Apart from potential environmental damage ranging from coastal erosion to loss of marine life, this provision of giving freehold land to a Chinese state company became a political hot potato at home and abroad.
In March, Sri Lanka’s Civil Aviation Authority warned in an internal memorandum to the government that the airspace over the Chinese-held area in the development would be controlled by China, drawing heavy criticism from Beijing.
“India is pressuring the government not to give us freehold land,” a senior Chinese executive, who refused to be identified, told the Post, adding that negotiations on the leasehold condition would begin in two weeks.
India has been concerned about increasing Chinese presence in its relatively less guarded southern flank since two Chinese submarine calls in Colombo last year. The incident is understood to have been the final straw in India’s relations with Rajapaksa, whose pronounced China tilt had already strained his ties with New Delhi.

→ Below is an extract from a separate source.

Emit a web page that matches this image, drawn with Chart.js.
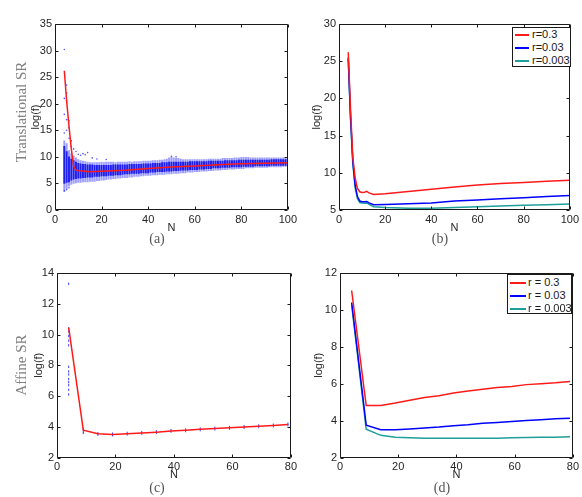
<!DOCTYPE html>
<html><head><meta charset="utf-8">
<script src="https://cdn.jsdelivr.net/npm/chart.js@4.4.1/dist/chart.umd.min.js"></script>
<style>
html,body{margin:0;padding:0;background:#fff;}
#wrap{position:relative;width:582px;height:497px;overflow:hidden;background:#fff;}
canvas{position:absolute;}
.cap{position:absolute;font-family:"Liberation Serif","Times New Roman",serif;font-size:14px;color:#555;transform:translate(-50%,-50%);white-space:nowrap;}
.row{position:absolute;font-family:"Liberation Serif","Times New Roman",serif;font-size:15px;color:#808080;transform:translate(-50%,-50%) rotate(-90deg);white-space:nowrap;}
.leg{position:absolute;border:1px solid #1a1a1a;background:#fff;font-family:"Liberation Sans",Arial,sans-serif;font-size:11px;color:#1a1a1a;box-sizing:border-box;}
.leg div{position:absolute;height:13px;line-height:13px;white-space:nowrap;}
.leg span.ln{position:absolute;top:6px;height:2px;}
</style></head>
<body><div id="wrap">
<canvas id="ca" width="300" height="236" style="left:0;top:0"></canvas>
<canvas id="cb" width="282" height="236" style="left:300px;top:0"></canvas>
<canvas id="cc" width="300" height="249" style="left:0;top:248px"></canvas>
<canvas id="cd" width="282" height="249" style="left:300px;top:248px"></canvas>
<div class="row" style="left:21px;top:112px">Translational SR</div>
<div class="row" style="left:21px;top:365px">Affine SR</div>
<div class="cap" style="left:157px;top:239px">(a)</div>
<div class="cap" style="left:440px;top:239px">(b)</div>
<div class="cap" style="left:157px;top:488px">(c)</div>
<div class="cap" style="left:442px;top:488px">(d)</div>
<div id="legb" class="leg" style="left:512px;top:27px;width:59px;height:40px"></div>
<div id="legd" class="leg" style="left:507px;top:274px;width:65px;height:40px"></div>
</div>
<script>
// ---------- Panel (a): Translational SR, scatter band + mean ----------
const aBandN = [4,5,6,7,8,9,10,11,12,13,14,15,16,17,18,19,20,21,22,23,24,25,26,27,28,29,30,31,32,33,34,35,36,37,38,39,40,41,42,43,44,45,46,47,48,49,50,51,52,53,54,55,56,57,58,59,60,61,62,63,64,65,66,67,68,69,70,71,72,73,74,75,76,77,78,79,80,81,82,83,84,85,86,87,88,89,90,91,92,93,94,95,96,97,98,99,100];
const aBandHigh = [13.0,12.5,11.2,10.6,10.2,9.8,9.5,9.3,9.2,9.1,9.0,8.9,8.9,8.9,8.9,8.9,9.0,8.9,9.0,9.0,9.0,9.0,8.9,9.0,9.0,9.0,9.0,9.0,9.1,9.0,9.1,9.1,9.1,9.1,9.2,9.2,9.2,9.2,9.3,9.3,9.3,9.4,9.4,9.5,9.6,9.8,9.9,9.8,9.7,9.7,9.6,9.5,9.5,9.5,9.5,9.5,9.5,9.5,9.5,9.5,9.5,9.5,9.6,9.6,9.6,9.6,9.6,9.6,9.7,9.7,9.7,9.7,9.7,9.8,9.8,9.8,9.9,9.9,9.9,9.9,9.8,9.8,9.8,9.8,9.8,9.8,9.8,9.8,9.8,9.8,9.8,9.8,9.8,9.8,9.8,9.8,9.8];
const aBandLow = [3.5,4.0,4.5,4.8,5.0,5.1,5.2,5.2,5.3,5.3,5.3,5.4,5.4,5.4,5.5,5.5,5.6,5.6,5.7,5.8,5.8,5.9,5.9,6.0,6.0,6.1,6.1,6.1,6.2,6.2,6.3,6.3,6.3,6.4,6.4,6.5,6.5,6.5,6.6,6.6,6.6,6.7,6.7,6.7,6.8,6.8,6.8,6.9,6.9,6.9,7.0,7.0,7.0,7.1,7.1,7.1,7.2,7.2,7.2,7.3,7.3,7.3,7.4,7.4,7.4,7.5,7.5,7.5,7.6,7.6,7.6,7.7,7.7,7.7,7.8,7.8,7.8,7.8,7.9,7.9,7.9,7.9,8.0,8.0,8.0,8.0,8.0,8.0,8.1,8.1,8.1,8.1,8.1,8.1,8.2,8.2,8.2];
const aCoreHigh = [12.0,11.0,10.0,9.6,9.3,9.0,8.8,8.7,8.6,8.6,8.5,8.5,8.5,8.4,8.4,8.4,8.4,8.4,8.4,8.4,8.4,8.5,8.5,8.5,8.5,8.5,8.5,8.5,8.6,8.6,8.6,8.6,8.6,8.6,8.7,8.7,8.7,8.7,8.8,8.8,8.8,8.8,8.9,8.9,8.9,9.0,9.0,9.0,9.0,9.0,9.0,9.0,9.0,9.0,9.1,9.1,9.1,9.1,9.1,9.1,9.1,9.1,9.2,9.2,9.2,9.2,9.2,9.2,9.2,9.3,9.3,9.3,9.3,9.3,9.3,9.4,9.4,9.4,9.4,9.4,9.4,9.4,9.4,9.4,9.4,9.4,9.4,9.4,9.4,9.5,9.5,9.5,9.5,9.5,9.5,9.5,9.5];
const aCoreLow = [5.0,5.2,5.3,5.6,5.8,5.9,6.0,6.0,6.1,6.1,6.2,6.2,6.2,6.3,6.3,6.3,6.4,6.4,6.4,6.5,6.5,6.5,6.6,6.6,6.6,6.7,6.8,6.8,6.8,6.9,6.9,6.9,6.9,7.0,7.0,7.0,7.0,7.1,7.1,7.1,7.2,7.2,7.2,7.2,7.3,7.3,7.3,7.4,7.4,7.4,7.5,7.5,7.5,7.5,7.6,7.6,7.6,7.6,7.7,7.7,7.7,7.8,7.8,7.8,7.9,7.9,7.9,7.9,8.0,8.0,8.0,8.0,8.1,8.1,8.1,8.1,8.1,8.2,8.2,8.2,8.2,8.2,8.3,8.3,8.3,8.3,8.3,8.3,8.3,8.4,8.4,8.4,8.4,8.4,8.4,8.4,8.4];
const aOutN = [4,5,5,5,4,4,5,6,6,5,4,6,7,7,8,9,10,11,12,13,14,16,18,22,6,5,4,50,52];
const aOutY = [30.2,23.5,22.0,20.5,21.0,18.0,17.0,16.8,15.5,15.0,14.5,13.5,13.0,12.0,11.5,11.0,10.5,10.3,10.6,10.4,10.8,9.8,9.6,9.5,4.2,3.8,3.6,10.1,10.0];
const aMeanN = [4,5,6,7,8,9,10,12,15,20,30,40,50,60,70,80,90,100];
const aMean = [26.2,20.5,15.8,11.5,8.2,7.5,7.4,7.35,7.2,7.3,7.5,7.8,8.1,8.3,8.5,8.7,8.8,8.9];

// ---------- Panel (b) ----------
const bN = [4,5,6,7,8,9,10,11,12,13,15,20,30,40,50,60,70,80,90,100];
const bLabels = ['r=0.3','r=0.03','r=0.003'];
const bRed  = [26.2,18.5,12.0,9.3,7.9,7.45,7.35,7.4,7.5,7.3,7.1,7.2,7.5,7.8,8.1,8.35,8.55,8.7,8.85,9.0];
const bBlue = [25.5,17.5,11.5,8.3,6.8,6.2,6.1,6.1,6.15,5.95,5.7,5.75,5.85,5.95,6.2,6.35,6.5,6.65,6.8,6.95];
const bTeal = [25.3,17.2,11.2,8.0,6.5,6.0,5.95,5.9,5.95,5.75,5.45,5.35,5.25,5.25,5.35,5.45,5.55,5.65,5.7,5.8];

// ---------- Panel (c): Affine SR ----------
const cN = [4,9,14,19,24,29,34,39,44,49,54,59,64,69,74,79];
const cMean = [10.45,3.78,3.55,3.5,3.55,3.6,3.65,3.72,3.77,3.83,3.88,3.93,3.98,4.03,4.08,4.15];
const cPtN = [4,4,4,4,4,4,4,4,4,4,4,4,4,4,9,9,9,14,14,19,19,24,24,29,29,34,34,39,39,44,44,49,49,54,54,59,59,64,64,69,69,74,74,79,79];
const cPtY = [13.3,10.4,10.2,9.9,9.6,9.3,7.9,7.6,7.4,7.1,6.9,6.7,6.4,6.1,3.6,3.7,3.85,3.48,3.58,3.45,3.55,3.5,3.6,3.55,3.65,3.6,3.7,3.68,3.78,3.72,3.82,3.78,3.88,3.83,3.93,3.88,3.98,3.93,4.03,3.98,4.08,4.03,4.13,4.1,4.2];

// ---------- Panel (d) ----------
const dN = [4,9,14,19,24,29,34,39,44,49,54,59,64,69,74,79];
const dLabels = ['r = 0.3','r = 0.03','r = 0.003'];
const dRed  = [11.05,4.82,4.82,4.95,5.1,5.25,5.35,5.5,5.6,5.7,5.8,5.85,5.95,6.0,6.05,6.12];
const dBlue = [10.4,3.75,3.5,3.5,3.55,3.6,3.65,3.72,3.77,3.85,3.9,3.95,4.0,4.05,4.1,4.13];
const dTeal = [10.3,3.53,3.2,3.1,3.07,3.05,3.05,3.05,3.05,3.05,3.05,3.07,3.08,3.1,3.1,3.12];

const RED = '#ff1a1a', BLUE = '#0000ff', TEAL = '#1f9f9a';
const FONT = {family:'"Liberation Sans", Arial, sans-serif', size:11};
const TXT = '#262626';

const zip = (xs, ys) => xs.map((x, i) => ({x, y: ys[i]}));
const zipRange = (xs, lo, hi) => xs.map((x, i) => ({x, y: [lo[i], hi[i]]}));

const framePlugin = {
  id: 'frame',
  afterDraw(chart) {
    const {ctx, chartArea: a, scales: {x, y}} = chart;
    const L = Math.round(a.left) + 0.5, R = Math.round(a.right) - 0.5;
    const T = Math.round(a.top) + 0.5, B = Math.round(a.bottom) - 0.5;
    ctx.save();
    ctx.strokeStyle = '#1a1a1a';
    ctx.lineWidth = 1;
    ctx.beginPath();
    ctx.rect(L, T, R - L, B - T);
    const k = 3;
    x.ticks.forEach(t => {
      const p = Math.round(x.getPixelForValue(t.value)) + 0.5;
      ctx.moveTo(p, B); ctx.lineTo(p, B - k);
      ctx.moveTo(p, T); ctx.lineTo(p, T + k);
    });
    y.ticks.forEach(t => {
      const p = Math.round(y.getPixelForValue(t.value)) + 0.5;
      ctx.moveTo(L, p); ctx.lineTo(L + k, p);
      ctx.moveTo(R, p); ctx.lineTo(R - k, p);
    });
    ctx.stroke();
    ctx.restore();
  }
};

function makeChart(id, datasets, g) {
  return new Chart(document.getElementById(id), {
    type: 'line',
    data: {datasets},
    options: {
      responsive: false, animation: false, devicePixelRatio: 1, events: [],
      layout: {padding: {left: g.padL, top: g.padT, right: g.padR, bottom: g.padB}},
      plugins: {legend: {display: false}, tooltip: {enabled: false}},
      scales: {
        x: {type: 'linear', min: g.xmin, max: g.xmax, offset: false,
            grid: {display: false, drawTicks: false}, border: {display: false},
            ticks: {stepSize: g.xstep, padding: 3, font: FONT, color: TXT, maxRotation: 0, autoSkip: false},
            title: {display: true, text: 'N', font: FONT, color: TXT, padding: 0},
            afterFit: s => { s.height = g.xh; }},
        y: {type: 'linear', min: g.ymin, max: g.ymax,
            grid: {display: false, drawTicks: false}, border: {display: false},
            ticks: {stepSize: g.ystep, padding: 3, font: FONT, color: TXT, autoSkip: false},
            title: {display: true, text: 'log(f)', font: FONT, color: TXT, padding: 0},
            afterFit: s => { s.width = g.yw; }}
      }
    },
    plugins: [framePlugin]
  });
}

const lineDs = (pts, color, order) => ({type: 'line', data: pts, borderColor: color, backgroundColor: color,
  borderWidth: 1.5, pointRadius: 0, tension: 0, fill: false, order});

// (a)
makeChart('ca', [
  lineDs(zip(aMeanN, aMean), RED, 0),
  {type: 'scatter', data: zip(aOutN, aOutY), pointRadius: 0.8, pointBorderWidth: 0, backgroundColor: 'rgba(40,40,255,0.8)', order: 1},
  {type: 'bar', data: zipRange(aBandN, aCoreLow, aCoreHigh), backgroundColor: 'rgba(10,10,235,0.85)', borderWidth: 0, barThickness: 1.3, grouped: false, order: 2},
  {type: 'bar', data: zipRange(aBandN, aBandLow, aBandHigh), backgroundColor: 'rgba(60,60,255,0.5)', borderWidth: 0, barThickness: 1.3, grouped: false, order: 3}
], {padL: 29, padT: 24, padR: 10, padB: 1, yw: 26, xh: 25, xmin: 0, xmax: 100, xstep: 20, ymin: 0, ymax: 35, ystep: 5});

// (b)
makeChart('cb', [
  lineDs(zip(bN, bTeal), TEAL, 2),
  lineDs(zip(bN, bBlue), BLUE, 1),
  lineDs(zip(bN, bRed), RED, 0)
], {padL: 10, padT: 24, padR: 9, padB: 1, yw: 29, xh: 25, xmin: 0, xmax: 100, xstep: 20, ymin: 5, ymax: 30, ystep: 5});

// (c)
makeChart('cc', [
  lineDs(zip(cN, cMean), RED, 0),
  {type: 'scatter', data: zip(cPtN, cPtY), pointStyle: 'line', rotation: 90, pointRadius: 1.2, borderWidth: 1, borderColor: 'rgba(30,30,255,0.85)', order: 1}
], {padL: 32, padT: 25, padR: 9, padB: 15, yw: 25, xh: 24.5, xmin: 0, xmax: 80, xstep: 20, ymin: 2, ymax: 14, ystep: 2});

// (d)
makeChart('cd', [
  lineDs(zip(dN, dTeal), TEAL, 2),
  lineDs(zip(dN, dBlue), BLUE, 1),
  lineDs(zip(dN, dRed), RED, 0)
], {padL: 12, padT: 25, padR: 8, padB: 15, yw: 28, xh: 24.5, xmin: 0, xmax: 80, xstep: 20, ymin: 2, ymax: 12, ystep: 2});

// HTML legends
function legend(id, labels, colors, lineW, textX, rowTop) {
  const el = document.getElementById(id);
  labels.forEach((lab, i) => {
    const row = document.createElement('div');
    row.style.left = '0px'; row.style.top = (rowTop + i * 13) + 'px'; row.style.width = '100%';
    const ln = document.createElement('span');
    ln.className = 'ln'; ln.style.left = '2px'; ln.style.width = lineW + 'px'; ln.style.background = colors[i];
    const tx = document.createElement('span');
    tx.style.position = 'absolute'; tx.style.left = textX + 'px'; tx.textContent = lab;
    row.appendChild(ln); row.appendChild(tx); el.appendChild(row);
  });
}
legend('legb', bLabels, [RED, BLUE, TEAL], 14, 19, 0);
legend('legd', dLabels, [RED, BLUE, TEAL], 16, 20, 1);
</script>
</body></html>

The public consultation on the environment report will end around the middle of January. Several high-level sources have told the Post that Colombo has been trying to put the project back on track with a sense of urgency.
In October, China rushed Vice-Minister of Foreign Affairs Liu Zhenmin as special envoy to Sri Lanka to meet the leadership and urge them to restart Chinese projects, especially Port City.
“Sri Lankan leaders have expressed commitment to moving forward the project. I am confident Colombo Port City will be completed in three to five years,” he said at the end of his trip, expressing hope that the government’s decision to restart the project would ease the mounting losses for the Chinese companies as a result of the delay.
Since the unity government of President Maithripala Sirisena and Prime Minister Ranil Wickremesinghe put the brakes on Port City, China has been treating the fate of this project as an indicator of the new regime’s commitment to continue strong bilateral ties.
Inaugurated by Xi in September last year, Colombo Port City was a major election issue in the campaign against Rajapaksa. Like many other big-ticket infrastructure projects across the country, it was alleged to have been cleared without due diligence and by subverting procedural norms to favour Chinese companies.
Moving away from Rajapaksa’s China focus, the new government has vowed to follow an equidistant foreign policy.
Wickremesinghe on Wednesday announced that Sri Lanka would not sign the proposed Comprehensive Economic Partnership Agreement with India. Instead, a new agreement on economic and technological cooperation with its northern neighbour was being worked out.